[Items from a dataset]
— Begin —

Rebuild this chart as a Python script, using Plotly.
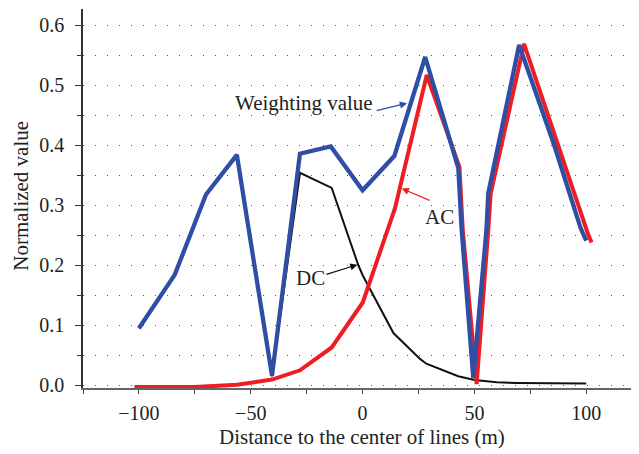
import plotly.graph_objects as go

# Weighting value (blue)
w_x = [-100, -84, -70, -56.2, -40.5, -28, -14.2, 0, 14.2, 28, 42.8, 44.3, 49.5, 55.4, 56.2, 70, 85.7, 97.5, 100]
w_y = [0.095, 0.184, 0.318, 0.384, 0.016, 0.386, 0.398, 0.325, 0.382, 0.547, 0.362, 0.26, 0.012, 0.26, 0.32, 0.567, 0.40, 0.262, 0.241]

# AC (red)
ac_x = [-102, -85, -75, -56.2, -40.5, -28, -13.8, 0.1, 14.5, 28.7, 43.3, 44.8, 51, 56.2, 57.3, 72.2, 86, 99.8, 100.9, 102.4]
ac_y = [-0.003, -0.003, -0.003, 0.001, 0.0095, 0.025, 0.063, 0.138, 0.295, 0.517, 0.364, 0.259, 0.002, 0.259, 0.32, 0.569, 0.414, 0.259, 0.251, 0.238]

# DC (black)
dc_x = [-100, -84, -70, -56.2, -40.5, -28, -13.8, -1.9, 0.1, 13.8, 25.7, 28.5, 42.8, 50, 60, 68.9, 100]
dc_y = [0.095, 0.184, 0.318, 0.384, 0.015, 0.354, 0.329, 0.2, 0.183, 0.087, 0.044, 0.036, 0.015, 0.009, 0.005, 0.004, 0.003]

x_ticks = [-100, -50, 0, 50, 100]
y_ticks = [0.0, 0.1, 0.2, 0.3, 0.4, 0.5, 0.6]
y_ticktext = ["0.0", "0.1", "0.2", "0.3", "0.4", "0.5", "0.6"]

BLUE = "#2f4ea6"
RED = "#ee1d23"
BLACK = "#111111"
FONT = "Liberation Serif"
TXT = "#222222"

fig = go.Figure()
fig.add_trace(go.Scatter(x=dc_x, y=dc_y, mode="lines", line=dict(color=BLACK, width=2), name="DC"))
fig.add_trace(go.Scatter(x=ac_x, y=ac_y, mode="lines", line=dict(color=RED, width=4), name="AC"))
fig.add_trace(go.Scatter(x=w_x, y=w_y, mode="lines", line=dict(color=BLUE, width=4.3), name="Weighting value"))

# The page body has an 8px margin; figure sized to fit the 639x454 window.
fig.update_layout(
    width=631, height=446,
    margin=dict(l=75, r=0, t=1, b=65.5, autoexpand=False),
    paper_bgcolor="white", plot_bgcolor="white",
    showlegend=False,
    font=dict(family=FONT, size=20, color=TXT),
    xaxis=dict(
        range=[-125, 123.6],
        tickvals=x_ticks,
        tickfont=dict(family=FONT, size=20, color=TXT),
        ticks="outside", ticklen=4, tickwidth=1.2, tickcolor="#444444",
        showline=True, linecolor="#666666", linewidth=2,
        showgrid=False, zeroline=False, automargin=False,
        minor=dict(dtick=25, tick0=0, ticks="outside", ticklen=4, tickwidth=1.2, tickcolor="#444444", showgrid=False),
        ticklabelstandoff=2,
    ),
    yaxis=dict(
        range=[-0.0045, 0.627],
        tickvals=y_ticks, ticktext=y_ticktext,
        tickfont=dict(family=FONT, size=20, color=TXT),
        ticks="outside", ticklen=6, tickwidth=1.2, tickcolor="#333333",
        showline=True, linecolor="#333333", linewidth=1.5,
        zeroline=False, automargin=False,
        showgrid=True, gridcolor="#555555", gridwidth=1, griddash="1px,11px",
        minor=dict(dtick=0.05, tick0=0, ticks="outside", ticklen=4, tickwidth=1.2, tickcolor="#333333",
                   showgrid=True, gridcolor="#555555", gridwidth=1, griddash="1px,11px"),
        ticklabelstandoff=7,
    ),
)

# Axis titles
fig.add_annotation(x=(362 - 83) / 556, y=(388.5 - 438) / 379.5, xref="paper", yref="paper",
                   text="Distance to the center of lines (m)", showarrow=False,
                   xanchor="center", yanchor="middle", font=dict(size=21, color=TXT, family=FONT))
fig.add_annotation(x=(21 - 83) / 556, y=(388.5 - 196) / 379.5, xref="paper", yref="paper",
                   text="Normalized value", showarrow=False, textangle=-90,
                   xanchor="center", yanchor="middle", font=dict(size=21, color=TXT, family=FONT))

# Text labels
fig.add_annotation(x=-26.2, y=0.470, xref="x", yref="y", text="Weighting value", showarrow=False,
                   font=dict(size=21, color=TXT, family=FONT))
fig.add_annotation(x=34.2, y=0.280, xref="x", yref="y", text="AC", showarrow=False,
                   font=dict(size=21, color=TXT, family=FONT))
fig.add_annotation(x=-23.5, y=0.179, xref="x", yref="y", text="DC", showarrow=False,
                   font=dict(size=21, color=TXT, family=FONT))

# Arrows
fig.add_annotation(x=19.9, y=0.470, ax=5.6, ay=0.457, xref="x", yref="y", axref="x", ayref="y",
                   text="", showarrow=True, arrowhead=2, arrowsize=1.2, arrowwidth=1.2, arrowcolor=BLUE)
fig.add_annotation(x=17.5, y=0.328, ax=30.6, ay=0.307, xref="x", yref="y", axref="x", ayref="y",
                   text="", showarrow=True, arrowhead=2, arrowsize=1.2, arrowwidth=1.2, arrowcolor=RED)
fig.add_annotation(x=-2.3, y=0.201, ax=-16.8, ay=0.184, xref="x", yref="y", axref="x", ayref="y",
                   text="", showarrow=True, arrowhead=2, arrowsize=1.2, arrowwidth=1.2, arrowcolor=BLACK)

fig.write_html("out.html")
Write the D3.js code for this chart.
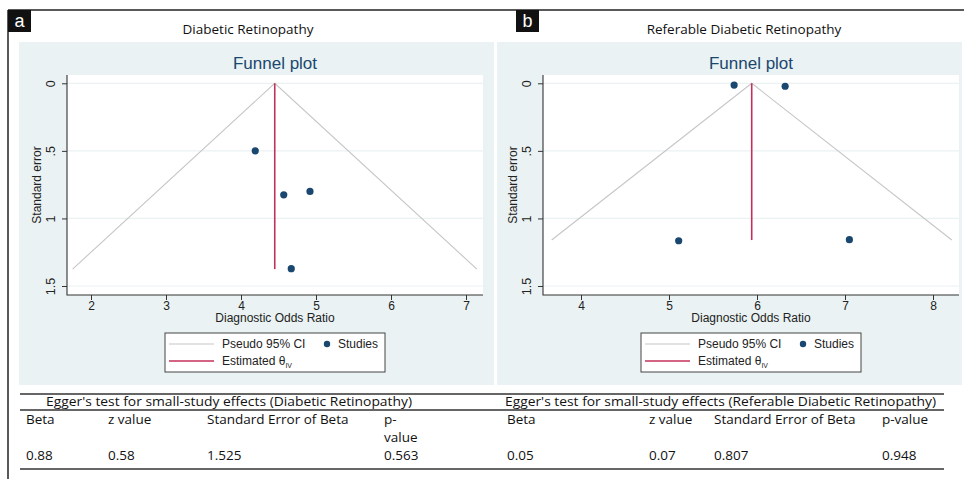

— End —

_PROBLEM_
Copy the entries exactly. Leave out the images.

_FULL ANSWER_
Rebuild this chart as a Python script, using Plotly.
import plotly.graph_objects as go

# Weighting value (blue)
w_x = [-100, -84, -70, -56.2, -40.5, -28, -14.2, 0, 14.2, 28, 42.8, 44.3, 49.5, 55.4, 56.2, 70, 85.7, 97.5, 100]
w_y = [0.095, 0.184, 0.318, 0.384, 0.016, 0.386, 0.398, 0.325, 0.382, 0.547, 0.362, 0.26, 0.012, 0.26, 0.32, 0.567, 0.40, 0.262, 0.241]

# AC (red)
ac_x = [-102, -85, -75, -56.2, -40.5, -28, -13.8, 0.1, 14.5, 28.7, 43.3, 44.8, 51, 56.2, 57.3, 72.2, 86, 99.8, 100.9, 102.4]
ac_y = [-0.003, -0.003, -0.003, 0.001, 0.0095, 0.025, 0.063, 0.138, 0.295, 0.517, 0.364, 0.259, 0.002, 0.259, 0.32, 0.569, 0.414, 0.259, 0.251, 0.238]

# DC (black)
dc_x = [-100, -84, -70, -56.2, -40.5, -28, -13.8, -1.9, 0.1, 13.8, 25.7, 28.5, 42.8, 50, 60, 68.9, 100]
dc_y = [0.095, 0.184, 0.318, 0.384, 0.015, 0.354, 0.329, 0.2, 0.183, 0.087, 0.044, 0.036, 0.015, 0.009, 0.005, 0.004, 0.003]

x_ticks = [-100, -50, 0, 50, 100]
y_ticks = [0.0, 0.1, 0.2, 0.3, 0.4, 0.5, 0.6]
y_ticktext = ["0.0", "0.1", "0.2", "0.3", "0.4", "0.5", "0.6"]

BLUE = "#2f4ea6"
RED = "#ee1d23"
BLACK = "#111111"
FONT = "Liberation Serif"
TXT = "#222222"

fig = go.Figure()
fig.add_trace(go.Scatter(x=dc_x, y=dc_y, mode="lines", line=dict(color=BLACK, width=2), name="DC"))
fig.add_trace(go.Scatter(x=ac_x, y=ac_y, mode="lines", line=dict(color=RED, width=4), name="AC"))
fig.add_trace(go.Scatter(x=w_x, y=w_y, mode="lines", line=dict(color=BLUE, width=4.3), name="Weighting value"))

# The page body has an 8px margin; figure sized to fit the 639x454 window.
fig.update_layout(
    width=631, height=446,
    margin=dict(l=75, r=0, t=1, b=65.5, autoexpand=False),
    paper_bgcolor="white", plot_bgcolor="white",
    showlegend=False,
    font=dict(family=FONT, size=20, color=TXT),
    xaxis=dict(
        range=[-125, 123.6],
        tickvals=x_ticks,
        tickfont=dict(family=FONT, size=20, color=TXT),
        ticks="outside", ticklen=4, tickwidth=1.2, tickcolor="#444444",
        showline=True, linecolor="#666666", linewidth=2,
        showgrid=False, zeroline=False, automargin=False,
        minor=dict(dtick=25, tick0=0, ticks="outside", ticklen=4, tickwidth=1.2, tickcolor="#444444", showgrid=False),
        ticklabelstandoff=2,
    ),
    yaxis=dict(
        range=[-0.0045, 0.627],
        tickvals=y_ticks, ticktext=y_ticktext,
        tickfont=dict(family=FONT, size=20, color=TXT),
        ticks="outside", ticklen=6, tickwidth=1.2, tickcolor="#333333",
        showline=True, linecolor="#333333", linewidth=1.5,
        zeroline=False, automargin=False,
        showgrid=True, gridcolor="#555555", gridwidth=1, griddash="1px,11px",
        minor=dict(dtick=0.05, tick0=0, ticks="outside", ticklen=4, tickwidth=1.2, tickcolor="#333333",
                   showgrid=True, gridcolor="#555555", gridwidth=1, griddash="1px,11px"),
        ticklabelstandoff=7,
    ),
)

# Axis titles
fig.add_annotation(x=(362 - 83) / 556, y=(388.5 - 438) / 379.5, xref="paper", yref="paper",
                   text="Distance to the center of lines (m)", showarrow=False,
                   xanchor="center", yanchor="middle", font=dict(size=21, color=TXT, family=FONT))
fig.add_annotation(x=(21 - 83) / 556, y=(388.5 - 196) / 379.5, xref="paper", yref="paper",
                   text="Normalized value", showarrow=False, textangle=-90,
                   xanchor="center", yanchor="middle", font=dict(size=21, color=TXT, family=FONT))

# Text labels
fig.add_annotation(x=-26.2, y=0.470, xref="x", yref="y", text="Weighting value", showarrow=False,
                   font=dict(size=21, color=TXT, family=FONT))
fig.add_annotation(x=34.2, y=0.280, xref="x", yref="y", text="AC", showarrow=False,
                   font=dict(size=21, color=TXT, family=FONT))
fig.add_annotation(x=-23.5, y=0.179, xref="x", yref="y", text="DC", showarrow=False,
                   font=dict(size=21, color=TXT, family=FONT))

# Arrows
fig.add_annotation(x=19.9, y=0.470, ax=5.6, ay=0.457, xref="x", yref="y", axref="x", ayref="y",
                   text="", showarrow=True, arrowhead=2, arrowsize=1.2, arrowwidth=1.2, arrowcolor=BLUE)
fig.add_annotation(x=17.5, y=0.328, ax=30.6, ay=0.307, xref="x", yref="y", axref="x", ayref="y",
                   text="", showarrow=True, arrowhead=2, arrowsize=1.2, arrowwidth=1.2, arrowcolor=RED)
fig.add_annotation(x=-2.3, y=0.201, ax=-16.8, ay=0.184, xref="x", yref="y", axref="x", ayref="y",
                   text="", showarrow=True, arrowhead=2, arrowsize=1.2, arrowwidth=1.2, arrowcolor=BLACK)

fig.write_html("out.html")
Write the D3.js code for this chart.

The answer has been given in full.